EXERCISE DETAILS ▸
Transcribe the material in full. Nothing should differ except that the pictures are left out.

* begin DATA FOR PROCESSING *

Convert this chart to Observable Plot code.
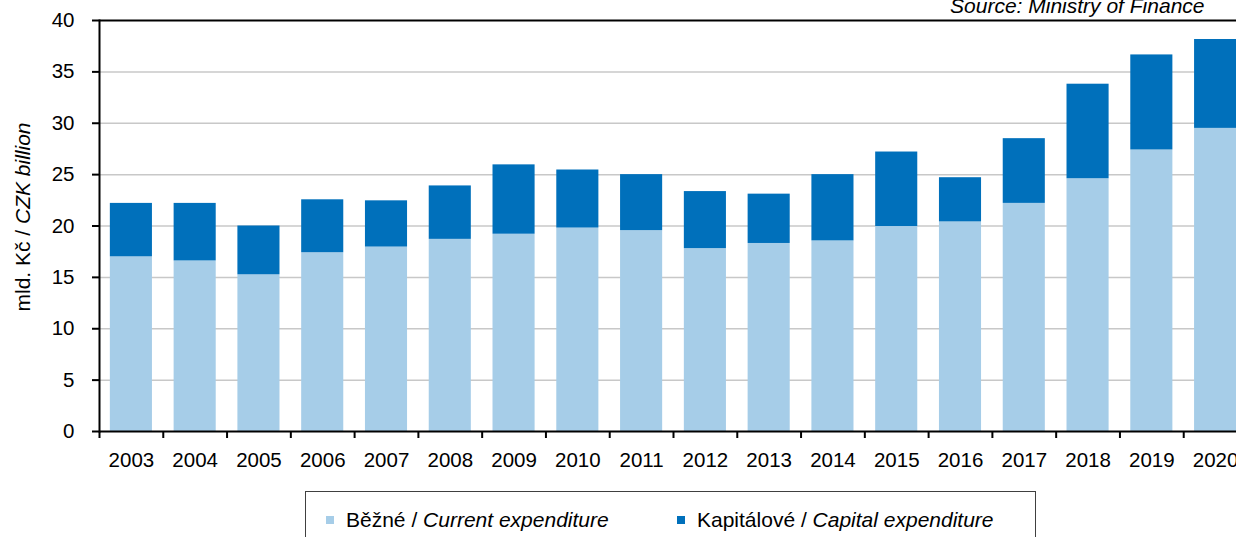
<!DOCTYPE html>
<html>
<head>
<meta charset="utf-8">
<script src="https://cdn.jsdelivr.net/npm/d3@7"></script>
<script src="https://cdn.jsdelivr.net/npm/@observablehq/plot@0.6"></script>
<style>
  html, body { margin: 0; padding: 0; background: #fff; overflow: hidden; }
  body { font-family: "Liberation Sans", Arial, sans-serif; color: #000; }
  #chart svg { display: block; }
  .legend { position: relative; margin-left: 305px; margin-top: 11px; width: 729px; height: 60px;
            border: 1.5px solid #404040; font-size: 21px; }
  .item { position: absolute; top: 16px; display: flex; align-items: center; white-space: nowrap; line-height: 24px; }
  .sw { width: 8px; height: 8px; margin-right: 12px; flex: none; }
</style>
</head>
<body>
<div id="chart"></div>
<div class="legend" id="legend"></div>
<script>
// ---- data ----
const years = ["2003","2004","2005","2006","2007","2008","2009","2010","2011","2012","2013","2014","2015","2016","2017","2018","2019","2020"];
const current = [17.0, 16.6, 15.25, 17.4, 17.95, 18.7, 19.2, 19.8, 19.55, 17.8, 18.3, 18.55, 19.95, 20.4, 22.2, 24.6, 27.4, 29.5];
const capital = [5.2, 5.6, 4.75, 5.15, 4.5, 5.2, 6.75, 5.65, 5.45, 5.55, 4.8, 6.45, 7.25, 4.3, 6.3, 9.2, 9.25, 8.65];
const seriesCz = ["Běžné", "Kapitálové"];
const seriesEn = ["Current expenditure", "Capital expenditure"];
const seriesColors = ["#a6cde8", "#0070bb"];
const yTicks = [0, 5, 10, 15, 20, 25, 30, 35, 40];
const gridTicks = [5, 10, 15, 20, 25, 30, 35];
const yLabelNormal = "mld. Kč / ";
const yLabelItalic = "CZK billion";
const sourceText = "Source: Ministry of Finance";

// ---- table ----
const rows = years.flatMap((yr, i) => [
  {year: yr, series: seriesCz[0], value: current[i]},
  {year: yr, series: seriesCz[1], value: capital[i]}
]);

const xRange = [99, 1247];
const step = (xRange[1] - xRange[0]) / years.length;
const barInset = 0.17 * step;

const chart = Plot.plot({
  width: 1236,
  height: 480,
  marginTop: 20,
  marginBottom: 49,
  marginLeft: 99,
  marginRight: 0,
  style: {fontFamily: "'Liberation Sans', Arial, sans-serif", fontSize: "20px", color: "#000", background: "#fff"},
  x: {type: "band", domain: years, range: xRange, padding: 0, round: false, label: null},
  y: {domain: [0, 40], label: null},
  color: {domain: seriesCz, range: seriesColors},
  marks: [
    Plot.gridY(gridTicks, {stroke: "#c8c8c8", strokeOpacity: 1, strokeWidth: 1.5}),
    Plot.barY(rows, {x: "year", y: "value", fill: "series", insetLeft: barInset, insetRight: barInset}),
    Plot.ruleY([40], {stroke: "#000", strokeWidth: 2}),
    Plot.ruleY([0], {stroke: "#000", strokeWidth: 2}),
    Plot.ruleX(years, {x: d => d, dx: -step / 2, y1: 0, y2: 0, insetBottom: -7, stroke: "#000", strokeWidth: 2}),
    Plot.frame({anchor: "left", stroke: "#000", strokeWidth: 2}),
    Plot.axisX({tickSize: 0, tickPadding: 21, fontSize: 20.5}),
    Plot.axisY(yTicks, {tickSize: 7, tickPadding: 18, strokeWidth: 2, fontSize: 20.5}),
    Plot.text([sourceText], {frameAnchor: "top-right", textAnchor: "end", lineAnchor: "bottom", dx: -32, dy: -7.3, fontStyle: "italic", fontSize: 21}),
    Plot.text([yLabelNormal + yLabelItalic], {frameAnchor: "left", rotate: -90, textAnchor: "middle", lineAnchor: "middle", dx: -76.5, dy: -9, fontSize: 21})
  ]
});
document.getElementById("chart").appendChild(chart);

// mixed-style y label
chart.querySelectorAll("text").forEach(t => {
  if (t.textContent === yLabelNormal + yLabelItalic) {
    t.textContent = "";
    t.style.whiteSpace = "pre";
    const ns = "http://www.w3.org/2000/svg";
    const a = document.createElementNS(ns, "tspan"); a.textContent = yLabelNormal;
    const b = document.createElementNS(ns, "tspan"); b.textContent = yLabelItalic; b.setAttribute("font-style", "italic");
    t.appendChild(a); t.appendChild(b);
  }
});

// legend
const legend = document.getElementById("legend");
const lefts = [20, 371];
seriesCz.forEach((s, i) => {
  const it = document.createElement("div");
  it.className = "item";
  it.style.left = lefts[i] + "px";
  const sw = document.createElement("span"); sw.className = "sw"; sw.style.background = seriesColors[i];
  const tx = document.createElement("span");
  tx.appendChild(document.createTextNode(s + " / "));
  const em = document.createElement("i"); em.textContent = seriesEn[i];
  tx.appendChild(em);
  it.appendChild(sw); it.appendChild(tx);
  legend.appendChild(it);
});
</script>
</body>
</html>
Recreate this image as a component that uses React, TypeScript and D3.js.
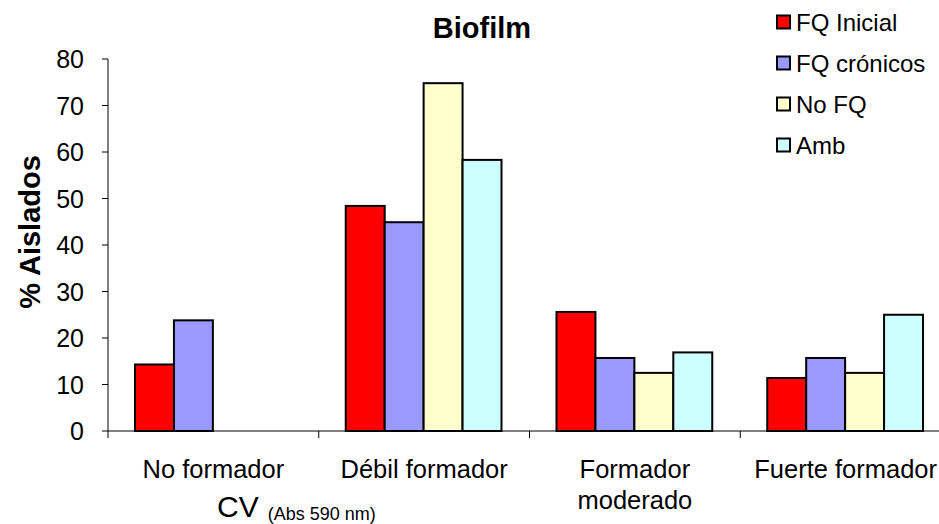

* end DATA FOR PROCESSING *

OUTPUT FOR THIS TASK ▸
Convert this chart to Observable Plot code.
<!DOCTYPE html>
<html>
<head>
<meta charset="utf-8">
<script src="https://cdn.jsdelivr.net/npm/d3@7"></script>
<script src="https://cdn.jsdelivr.net/npm/@observablehq/plot@0.6"></script>
<style>
  html, body { margin: 0; padding: 0; background: #fff; overflow: hidden; }
  body { font-family: "Liberation Sans", Arial, sans-serif; color: #000; }
  #chart svg { display: block; }
  .legend { position: relative; margin-left: 305px; margin-top: 11px; width: 729px; height: 60px;
            border: 1.5px solid #404040; font-size: 21px; }
  .item { position: absolute; top: 16px; display: flex; align-items: center; white-space: nowrap; line-height: 24px; }
  .sw { width: 8px; height: 8px; margin-right: 12px; flex: none; }
</style>
</head>
<body>
<div id="chart"></div>
<div class="legend" id="legend"></div>
<script>
// ---- data ----
const years = ["2003","2004","2005","2006","2007","2008","2009","2010","2011","2012","2013","2014","2015","2016","2017","2018","2019","2020"];
const current = [17.0, 16.6, 15.25, 17.4, 17.95, 18.7, 19.2, 19.8, 19.55, 17.8, 18.3, 18.55, 19.95, 20.4, 22.2, 24.6, 27.4, 29.5];
const capital = [5.2, 5.6, 4.75, 5.15, 4.5, 5.2, 6.75, 5.65, 5.45, 5.55, 4.8, 6.45, 7.25, 4.3, 6.3, 9.2, 9.25, 8.65];
const seriesCz = ["Běžné", "Kapitálové"];
const seriesEn = ["Current expenditure", "Capital expenditure"];
const seriesColors = ["#a6cde8", "#0070bb"];
const yTicks = [0, 5, 10, 15, 20, 25, 30, 35, 40];
const gridTicks = [5, 10, 15, 20, 25, 30, 35];
const yLabelNormal = "mld. Kč / ";
const yLabelItalic = "CZK billion";
const sourceText = "Source: Ministry of Finance";

// ---- table ----
const rows = years.flatMap((yr, i) => [
  {year: yr, series: seriesCz[0], value: current[i]},
  {year: yr, series: seriesCz[1], value: capital[i]}
]);

const xRange = [99, 1247];
const step = (xRange[1] - xRange[0]) / years.length;
const barInset = 0.17 * step;

const chart = Plot.plot({
  width: 1236,
  height: 480,
  marginTop: 20,
  marginBottom: 49,
  marginLeft: 99,
  marginRight: 0,
  style: {fontFamily: "'Liberation Sans', Arial, sans-serif", fontSize: "20px", color: "#000", background: "#fff"},
  x: {type: "band", domain: years, range: xRange, padding: 0, round: false, label: null},
  y: {domain: [0, 40], label: null},
  color: {domain: seriesCz, range: seriesColors},
  marks: [
    Plot.gridY(gridTicks, {stroke: "#c8c8c8", strokeOpacity: 1, strokeWidth: 1.5}),
    Plot.barY(rows, {x: "year", y: "value", fill: "series", insetLeft: barInset, insetRight: barInset}),
    Plot.ruleY([40], {stroke: "#000", strokeWidth: 2}),
    Plot.ruleY([0], {stroke: "#000", strokeWidth: 2}),
    Plot.ruleX(years, {x: d => d, dx: -step / 2, y1: 0, y2: 0, insetBottom: -7, stroke: "#000", strokeWidth: 2}),
    Plot.frame({anchor: "left", stroke: "#000", strokeWidth: 2}),
    Plot.axisX({tickSize: 0, tickPadding: 21, fontSize: 20.5}),
    Plot.axisY(yTicks, {tickSize: 7, tickPadding: 18, strokeWidth: 2, fontSize: 20.5}),
    Plot.text([sourceText], {frameAnchor: "top-right", textAnchor: "end", lineAnchor: "bottom", dx: -32, dy: -7.3, fontStyle: "italic", fontSize: 21}),
    Plot.text([yLabelNormal + yLabelItalic], {frameAnchor: "left", rotate: -90, textAnchor: "middle", lineAnchor: "middle", dx: -76.5, dy: -9, fontSize: 21})
  ]
});
document.getElementById("chart").appendChild(chart);

// mixed-style y label
chart.querySelectorAll("text").forEach(t => {
  if (t.textContent === yLabelNormal + yLabelItalic) {
    t.textContent = "";
    t.style.whiteSpace = "pre";
    const ns = "http://www.w3.org/2000/svg";
    const a = document.createElementNS(ns, "tspan"); a.textContent = yLabelNormal;
    const b = document.createElementNS(ns, "tspan"); b.textContent = yLabelItalic; b.setAttribute("font-style", "italic");
    t.appendChild(a); t.appendChild(b);
  }
});

// legend
const legend = document.getElementById("legend");
const lefts = [20, 371];
seriesCz.forEach((s, i) => {
  const it = document.createElement("div");
  it.className = "item";
  it.style.left = lefts[i] + "px";
  const sw = document.createElement("span"); sw.className = "sw"; sw.style.background = seriesColors[i];
  const tx = document.createElement("span");
  tx.appendChild(document.createTextNode(s + " / "));
  const em = document.createElement("i"); em.textContent = seriesEn[i];
  tx.appendChild(em);
  it.appendChild(sw); it.appendChild(tx);
  legend.appendChild(it);
});
</script>
</body>
</html>
Recreate this image as a component that uses React, TypeScript and D3.js.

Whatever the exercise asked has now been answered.